Even so, I never really got over the marriage and thought about her all the time. She has never admitted to the adulterous affair, and had me even wondering if it were true. Recently online I was contacted by the ex wife of my ex wifes boyfriend. She began to tell me things I never knew. She said she approached her husband in 2013 about his relationship with my wife and he admitted the adulterous affair. They separated in 2013 and divorced in 2014. After that conversation I began to see things differently about those last few years of my marriage, realizing there were signs of the infidelity that I just didn't notice.

Well even though we have been separated for 3 years and officially divorced for almost 2 years, this hurt as much as it did then. Obviously I'm still not over it. I haven't dated since the separation and currently have no one in my life. Maybe that is part of the problem. I'm hoping this can give me some closure on it all, but realize its gonna take time.

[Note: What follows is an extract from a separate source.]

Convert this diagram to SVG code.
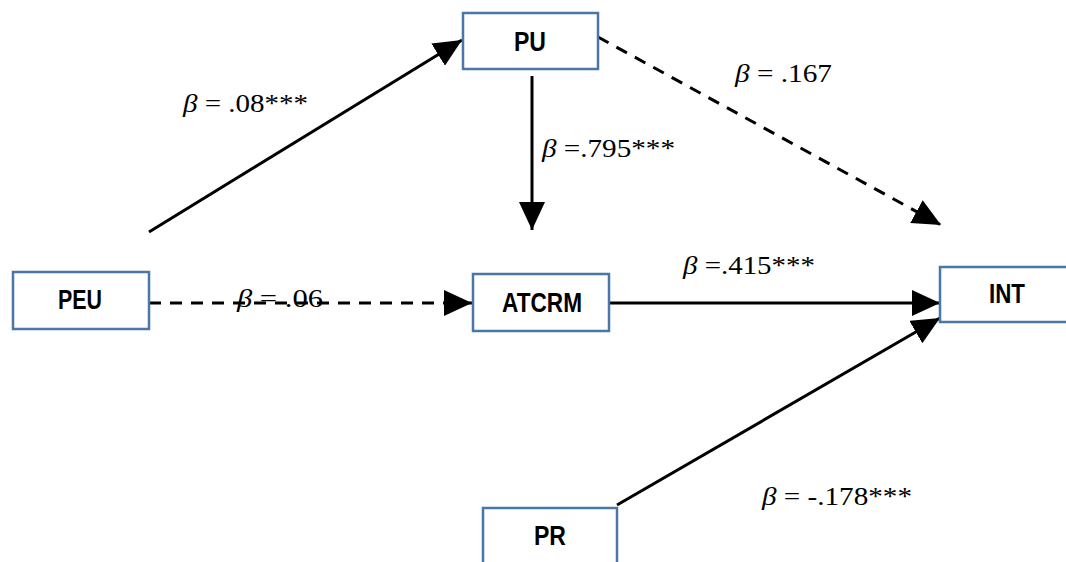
<svg xmlns="http://www.w3.org/2000/svg" width="1066" height="562" viewBox="0 0 1066 562">
<style>
.box{fill:#fff;stroke:#4a76a8;stroke-width:2.5}
.lbl{font-family:"Liberation Sans",Arial,sans-serif;font-weight:bold;font-size:27px;fill:#000;text-anchor:middle}
.coef{font-family:"Liberation Serif","Times New Roman",serif;font-size:26px;fill:#000}
.ln{stroke:#000;stroke-width:3;fill:none}
.dash{stroke-dasharray:12 9}
</style>
<defs>
<marker id="ah" markerUnits="userSpaceOnUse" markerWidth="30" markerHeight="26" refX="28" refY="13" orient="auto">
<path d="M0,0 L28,13 L0,26 Z" fill="#000"/>
</marker>
</defs>
<g id="connectors">
<line class="ln" x1="149" y1="232" x2="462" y2="40" marker-end="url(#ah)"/>
<line class="ln" x1="532" y1="76" x2="532" y2="230" marker-end="url(#ah)"/>
<line class="ln dash" x1="598" y1="37" x2="941" y2="225" marker-end="url(#ah)"/>
<line class="ln dash" x1="149" y1="303" x2="472" y2="303" marker-end="url(#ah)"/>
<line class="ln" x1="609" y1="303" x2="940" y2="303" marker-end="url(#ah)"/>
<line class="ln" x1="617" y1="505" x2="940" y2="318" marker-end="url(#ah)"/>
</g>
<g id="node-PU"><rect class="box" x="463" y="13" width="135" height="56"/><text class="lbl" x="530" y="51" textLength="32" lengthAdjust="spacingAndGlyphs">PU</text></g>
<g id="node-PEU"><rect class="box" x="13" y="272" width="136" height="57"/><text class="lbl" x="80" y="309" textLength="44" lengthAdjust="spacingAndGlyphs">PEU</text></g>
<g id="node-ATCRM"><rect class="box" x="473" y="274" width="136" height="57"/><text class="lbl" x="542" y="312" textLength="80" lengthAdjust="spacingAndGlyphs">ATCRM</text></g>
<g id="node-INT"><rect class="box" x="940" y="267" width="135" height="55"/><text class="lbl" x="1007" y="303" textLength="36" lengthAdjust="spacingAndGlyphs">INT</text></g>
<g id="node-PR"><rect class="box" x="483" y="508" width="134" height="70"/><text class="lbl" x="550" y="545" textLength="32" lengthAdjust="spacingAndGlyphs">PR</text></g>
<g id="labels">
<text class="coef" x="183" y="112" textLength="125" lengthAdjust="spacingAndGlyphs"><tspan font-style="italic">β</tspan> = .08***</text>
<text class="coef" x="542" y="157" textLength="133" lengthAdjust="spacingAndGlyphs"><tspan font-style="italic">β</tspan> =.795***</text>
<text class="coef" x="735" y="82" textLength="97" lengthAdjust="spacingAndGlyphs"><tspan font-style="italic">β</tspan> = .167</text>
<text class="coef" x="683" y="274" textLength="132" lengthAdjust="spacingAndGlyphs"><tspan font-style="italic">β</tspan> =.415***</text>
<text class="coef" x="237" y="307" textLength="86" lengthAdjust="spacingAndGlyphs"><tspan font-style="italic">β</tspan> = .06</text>
<text class="coef" x="762" y="505" textLength="150" lengthAdjust="spacingAndGlyphs"><tspan font-style="italic">β</tspan> = -.178***</text>
</g>
</svg>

Financially I've recovered from the divorce but emotionally I'm still having trouble. I hope it doesn't take much longer. At 57 I'd like to move on to bigger and better things.

Thanks for letting me vent.
 
"I haven't dated since the separation and currently have no one in my life"

I think you did the right thing by waiting, you need time to heal and you don't want to get into another relationship before you're ready. I think you're close to healing. You previously wondered if the infidelity was true but now that you have proof of it you're on your way to healing and closure. I'm sure soon you will meet someone and will be ready to start over. Good luck! Oh, and thanks for being honest and admitting that some of the problems were your fault. I never believe someone when they say ALL the fault for the marriage breakdown was the other spouse's. It takes TWO to make or break a marriage.